:: Set task ::
Exactly as they appear, output all of the records. Skip any images.

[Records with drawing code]
-*-*-

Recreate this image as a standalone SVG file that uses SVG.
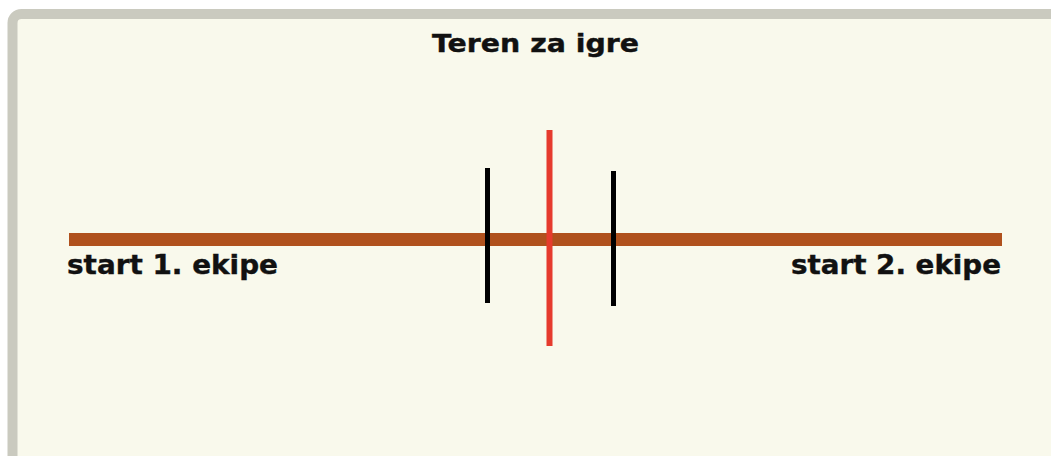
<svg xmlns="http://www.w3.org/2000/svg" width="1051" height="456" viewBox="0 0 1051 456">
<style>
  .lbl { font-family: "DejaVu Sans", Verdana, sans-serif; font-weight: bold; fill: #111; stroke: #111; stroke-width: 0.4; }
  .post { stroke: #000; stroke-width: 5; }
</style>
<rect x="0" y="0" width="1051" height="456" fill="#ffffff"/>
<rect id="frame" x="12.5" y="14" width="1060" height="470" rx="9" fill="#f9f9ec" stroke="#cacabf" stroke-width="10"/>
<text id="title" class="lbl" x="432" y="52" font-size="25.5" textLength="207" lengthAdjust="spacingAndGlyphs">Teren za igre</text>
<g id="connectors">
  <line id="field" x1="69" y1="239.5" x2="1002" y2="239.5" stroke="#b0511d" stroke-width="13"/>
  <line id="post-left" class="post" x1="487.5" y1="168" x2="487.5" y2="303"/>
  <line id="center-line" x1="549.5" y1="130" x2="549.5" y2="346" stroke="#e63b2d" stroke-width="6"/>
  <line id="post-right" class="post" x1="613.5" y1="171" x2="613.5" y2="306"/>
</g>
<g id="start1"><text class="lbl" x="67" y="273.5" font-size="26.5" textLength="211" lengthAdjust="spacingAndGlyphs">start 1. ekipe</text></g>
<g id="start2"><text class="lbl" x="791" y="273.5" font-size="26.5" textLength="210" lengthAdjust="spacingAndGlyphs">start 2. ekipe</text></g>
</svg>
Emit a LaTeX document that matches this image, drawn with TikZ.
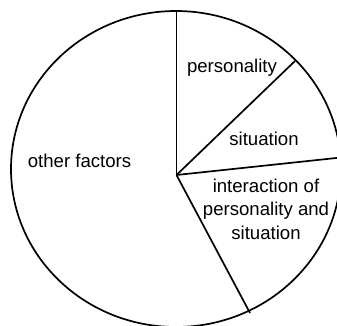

-*-*-

:: Task answer ::
Recreate this image as a standalone SVG file that uses SVG.
<svg xmlns="http://www.w3.org/2000/svg" width="1051" height="456" viewBox="0 0 1051 456">
<style>
  .lbl { font-family: "DejaVu Sans", Verdana, sans-serif; font-weight: bold; fill: #111; stroke: #111; stroke-width: 0.4; }
  .post { stroke: #000; stroke-width: 5; }
</style>
<rect x="0" y="0" width="1051" height="456" fill="#ffffff"/>
<rect id="frame" x="12.5" y="14" width="1060" height="470" rx="9" fill="#f9f9ec" stroke="#cacabf" stroke-width="10"/>
<text id="title" class="lbl" x="432" y="52" font-size="25.5" textLength="207" lengthAdjust="spacingAndGlyphs">Teren za igre</text>
<g id="connectors">
  <line id="field" x1="69" y1="239.5" x2="1002" y2="239.5" stroke="#b0511d" stroke-width="13"/>
  <line id="post-left" class="post" x1="487.5" y1="168" x2="487.5" y2="303"/>
  <line id="center-line" x1="549.5" y1="130" x2="549.5" y2="346" stroke="#e63b2d" stroke-width="6"/>
  <line id="post-right" class="post" x1="613.5" y1="171" x2="613.5" y2="306"/>
</g>
<g id="start1"><text class="lbl" x="67" y="273.5" font-size="26.5" textLength="211" lengthAdjust="spacingAndGlyphs">start 1. ekipe</text></g>
<g id="start2"><text class="lbl" x="791" y="273.5" font-size="26.5" textLength="210" lengthAdjust="spacingAndGlyphs">start 2. ekipe</text></g>
</svg>
Emit a LaTeX document that matches this image, drawn with TikZ.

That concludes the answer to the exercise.